Go Ahead and Cancel Me… I Love Bad Candy!
Every year, Halloween comes around and candy lovers rejoice! Whether through trick or treating or half priced candy hauls at CVS we all end up with candy stashes in our homes. Most opt for the all-stars like Twix, Reeses Cups, Skittles and Sour Patch Kids. Then there are people like me…
My name is Nicole, and I love bad candy.
That’s right. I said it. Go ahead and cancel me. I can’t hold it in any longer.
I see my kind personally ATTACKED on the internet constantly. Mostly Facebook statuses along the lines of, “How could anyone like candy corn?” or “People who eat Tootsie Rolls are sick in the head!”
Usually I let these comments roll off my back, everyone is entitled to their opinion after all. But last night while scrolling I came across an article, “The Top 10 Worst Halloween Candy”… and the comments were ruthless. People were tearing into not only the candy itself but the fans who enjoy them. Well, internet, I have a good time with bad candy and I don’t care if you cancel me for it.
Here are the voted top 10 worst candies and why I love all of them.
1. Candy Corn

The most obvious because it’s the most popular to hate on.

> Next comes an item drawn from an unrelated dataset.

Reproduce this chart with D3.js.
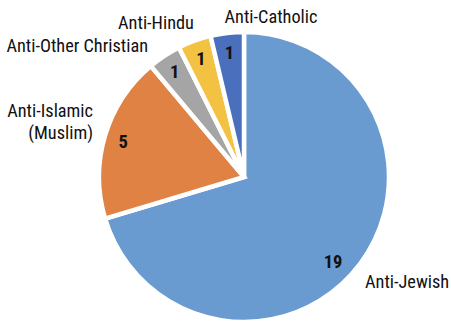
<!DOCTYPE html>
<html>
<head>
<meta charset="utf-8">
<script src="https://cdn.jsdelivr.net/npm/d3@7"></script>
<style>
  body { margin: 0; background: #fff; }
  svg text { font-family: "Liberation Sans Narrow", "Arial Narrow", "Roboto Condensed", sans-serif; }
</style>
</head>
<body>
<svg width="451" height="321"></svg>
<script>
"use strict";

// data, clockwise from 12 o'clock
const categories = ["Anti-Jewish", "Anti-Islamic (Muslim)", "Anti-Other Christian", "Anti-Hindu", "Anti-Catholic"];
const counts = [19, 5, 1, 1, 1];
const colors = ["#6a9bd0", "#df8244", "#a5a5a5", "#f4c242", "#4a70bd"];

const svg = d3.select("svg"),
    cx = 244,
    cy = 177,
    radius = 145;

const slices = categories.map((c, i) => ({name: c, value: counts[i], color: colors[i]}));

const pie = d3.pie()
    .value(d => d.value)
    .sort(null);

const arc = d3.arc()
    .innerRadius(0)
    .outerRadius(radius);

const arcs = pie(slices);

const g = svg.append("g")
    .attr("transform", "translate(" + cx + "," + cy + ")");

g.selectAll("path")
    .data(arcs)
    .enter().append("path")
    .attr("d", arc)
    .attr("fill", d => d.data.color)
    .attr("stroke", "#fff")
    .attr("stroke-width", 4.5)
    .attr("stroke-linejoin", "miter");

// value labels, near the outer end of each slice
const labelArc = d3.arc().innerRadius(radius - 19).outerRadius(radius - 19);
g.selectAll("text.value")
    .data(arcs)
    .enter().append("text")
    .attr("class", "value")
    .attr("transform", function (d) {
        let p = labelArc.centroid(d);
        // big slice label sits a bit further round, like excel does it
        if (d.index === 0) { p = [p[0] - 12, p[1] + 9]; }
        return "translate(" + p[0] + "," + p[1] + ")";
    })
    .attr("text-anchor", "middle")
    .attr("dy", "0.36em")
    .attr("font-size", 18.5)
    .attr("font-weight", "bold")
    .attr("fill", "#111")
    .text(d => d.data.value);

// category labels outside the pie
const outside = {
    "Anti-Jewish": {x: 365, y: 288, anchor: "start", lines: ["Anti-Jewish"]},
    "Anti-Islamic (Muslim)": {x: 93, y: 117, anchor: "end", lines: ["Anti-Islamic", "(Muslim)"]},
    "Anti-Other Christian": {x: 148, y: 52, anchor: "end", lines: ["Anti-Other Christian"]},
    "Anti-Hindu": {x: 156, y: 29, anchor: "middle", lines: ["Anti-Hindu"]},
    "Anti-Catholic": {x: 271, y: 23, anchor: "middle", lines: ["Anti-Catholic"]}
};

svg.selectAll("text.cat")
    .data(slices)
    .enter().append("text")
    .attr("class", "cat")
    .attr("font-size", 18.3)
    .attr("fill", "#111")
    .attr("text-anchor", d => outside[d.name].anchor)
    .each(function (d) {
        const o = outside[d.name];
        d3.select(this).selectAll("tspan")
            .data(o.lines)
            .enter().append("tspan")
            .attr("x", o.x)
            .attr("y", (l, i) => o.y + i * 21.5)
            .text(l => l);
    });
</script>
</body>
</html>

I will never understand how this sweet little angelic treat could be so polarizing. I love to nibble off the end of the candy corn, then the orange part and then lastly the yellow. I like the flavor and I like the texture. Yes when I eat them I feel sick and yes they do taste like sugary plastic…. SO!?!
2. Circus Peanuts

I think these are absolutely fire. I have not had one since I was a kid but looking at this picture I can taste and feel them in my mouth.
They feel like a super sugary marshmallow with a banana flavor. I cannot think of a better combination.
Why do they exist? I do not know! But they were invented in the 1800s so that may have something to do with it… Respect your elders!
3. Peanut Butter Kisses

Another one of those candies that I don’t really know the last time I ate but I can taste them as I look at this picture. The sweet chewy peanut butter taffy that tasted strongly of molasses. It clung to the waxy paper and stuck to your teeth… and I loved every second of it. Would I buy these… no. Would I eat a handful out of a candy bucket… absolutely!
4. Wax Cola- Bottles

Yeah… it doesn’t feel great to say but I absolutely love these. For anyone unfamiliar… you bite off the tip… and drink the weird sugary syrup inside… and that’s it…
Or if you’re 10 year old me you chew on the wax for an hour afterwards!
5. Necco Wafers

I can’t believe how many people hate these. They are one of my favorite candies! Maybe it’s the nostalgia, my dad loves them and we used to eat them together, but I think Necco Wafers are fabulous. The flavors of these little chalky discs are orange, lemon, lime, clove, chocolate, cinnamon, licorice, and wintergreen. Name a better flavor lineup… I dare you!
6. Tootsie Rolls

Another VERY controversial opinion of mine is that Tootsie Rolls rule.
Light chocolate taffy that reminds me of a malt. I think these are great especially when inside of a lollipop.
And to all the haters out there… 64 million Tootsie Rolls get made every day… so stay mad!!!!!
7. Smarties

These little chaotic disks bring me so much joy. I love how I can taste each of these colors and experience them all so differently. I love untwisting the extremely thin plastic and watching them fall out everywhere. They are adorable mayhem just like me. They feel so hallow and the disappear so quickly. My only complaint is I wish there were more!
8. Black Licorice

I know I’m about to get cancelled for this one… black licorice is a bop. I love the color, the flavor, and the shape. Red licorice is cool too. But black is better.
Yes the FDA just released a warning about them being unhealthy to consume… I DON’T WANT TO HEAR IT OKAY!?!?!
9. Good and Plenty

These are little pink and white pills that taste like licorice that Grandpas love to eat. Of course I love them!!!! I love the crunchy outside, the licorice flavor, and I love Grandpas!
10. Bit-O- Honey

These are almond bits covered in honey taffy. Do they taste like they were invented in 1924? Yes. But that’s because they were. That also explains the adorable packaging with the little Bee on it. I remember eating these as a kid with popcorn and feeling sweet bliss as the candy attempted to yank my teeth out.
So there it is. My reasoning and defenses for the 10 most hated candy crew. I invite you all to unfriend me, unfollow me, and fire me from my job.
To all the other candy reject lovers, let us unite in the comments and discuss other honorable mentions that weren’t in this article. Let us show each other we are not alone in our love for DIPSTIX and Charleston Chews!
And may we shout to the world, “I’m a bad candy fan and I’m proud!”